При том методе, который использует Сорокин, звуковой ряд романа не только не простроен, но и не может быть простроен. Однако - и это особенно удивительно - встречаются фрагменты, где со звуком все в порядке (как и со стилем). Приходится предположить, что автор не отличает в своем тексте "сырого" от "готового". Можно было бы подумать, что он халтурит (что я, признаться, подозреваю порой, читая модный роман). Но нет, тут другое. И, как мне кажется, я догадываюсь, в чем дело. Попросту главное достоинство Сорокина (почти зачеркивающее все минусы) - это то, что он явно сам увлекается своим рассказом, ему нравится рассказывать. Он мыслит сценами, и они ему самому интересны. Заметьте, как ему удаются "многогеройные" эпизоды. А ведь даже величайшие из русских классиков зачастую старались их избегать (Толстой не в счет). Два-три персонажа на сцену - и не больше. Между тем у Сорокина то и дело вовлечены в действие четверо, пятеро, и это без всякого усилия и без "подготовки" ( Достоевский , например, массовые сцены готовил детальной предварительной проработкой образа каждого из героев). Мне кажется, что Сорокин эти сцены как бы видит, они ему даются, что называется, даром. Отсюда, между прочим, проистекают и разные неувязки, вроде того, что, вырвавшись на свободу, полуискалеченные персонажи хватаются за сигареты (настоящие) или спиртное. При сильном ударе в грудь - даже попросту кулаком - человек долго не хочет курить, а уж если молотом... Не знаю, благосклонна ли будет на сей раз к Сорокину критика, но "промахи" журналисты вылавливать любят. А между тем, именно подобные неувязки - показатель живости фантазии, которой не до расчетов. Здесь классика тоже на стороне Сорокина: могу привести целый перечень явных неувязок у лучших авторов XIX века, с Пушкина начиная . "Пересмотрел все это строго: Противоречий очень много, Но их исправить не хочу..." Коротко же говоря, с фантазией у Сорокина все обстоит наилучшим образом.
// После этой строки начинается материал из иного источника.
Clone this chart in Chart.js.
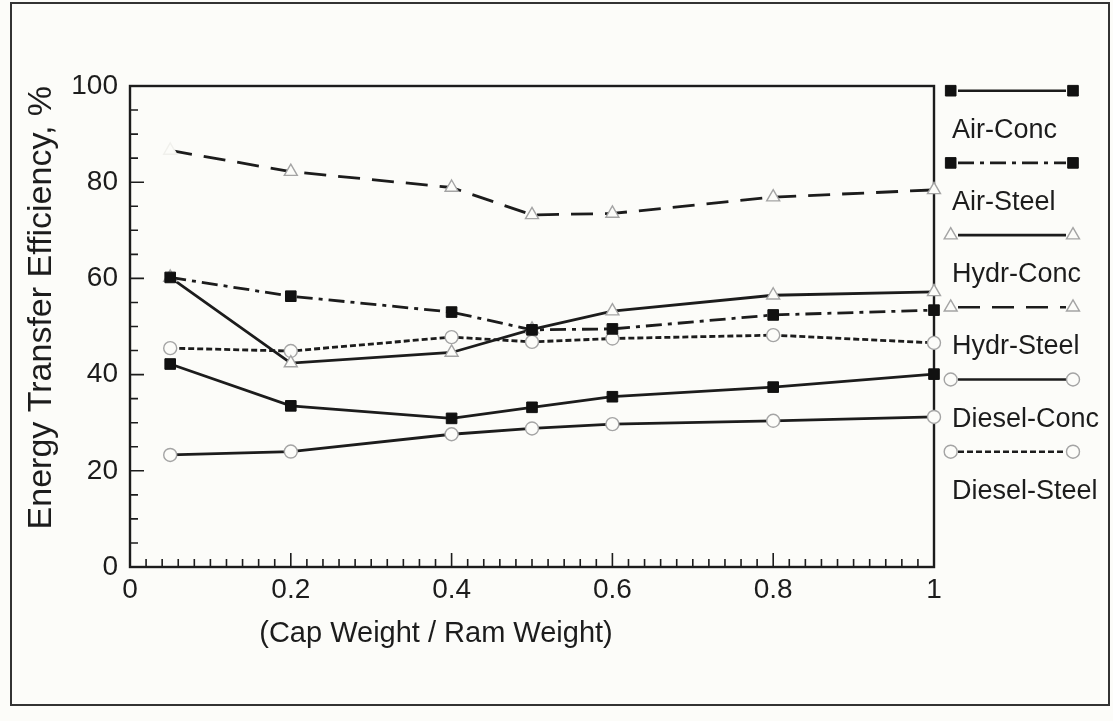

Правда, мифологема "Льда" не очень оригинальна: сокращенный пересказ гностиков , чуть не Василида и Валентина , в современных изводах. Тут и философы-то надоедают, так как вынуждены все объяснять (на то и гнозис, знание "как на самом деле"); а в художественной литературе это вообще трудно сносить. Но - разработка темы временами эту неоригинальность мифологии одолевает. В первой части - за счет напряженных сюжетных ходов, в четвертой - "снятием" мифа с помощью прекрасно выписанного детского сознания. Словом, если "Лед" не лучшая вещь Сорокина, то все же лучше, что она существует, чем если бы ее не было. На этом смелом утверждении и остановлюсь. Перечитав, вижу, что суждения получились несколько высокомерными, но это потому, что я "экономил" на оговорках (таких, как "на мой взгляд"). Их, впрочем, каждый может расставить там, где сочтет нужным. Что до меня, то, при всех своих претензиях, я все же получил удовольствие от чтения, а это главное. И рецензию не написал.

P.S. Эта заметка была готова, когда в РЖ появилась статья Дмитрия Бавильского "Голем, русская версия" . Не удержавшись, прочел. Не удержусь и от спора. Читатель может судить сам. Но без четвертой части "Льда" (которая кажется Бавильскому лишней) миф о жестоких синеглазках так и остался бы "правдой" - а вместе с ним и взгляд на все человечество как на скопище машин из мяса. Давно замечено, что в крайних своих выводах учение гностиков - любое - допускает и требует жестокость. Но утро из жизни маленького мальчика (которое написать так, как это сделал Сорокин, очень и очень трудно), жизнь существа, чье незнание столь восхитительно невинно, - превращает, в конце концов, сложную конструкцию текста в литературу. И тут я говорю не "вообще", а именно о Сорокине.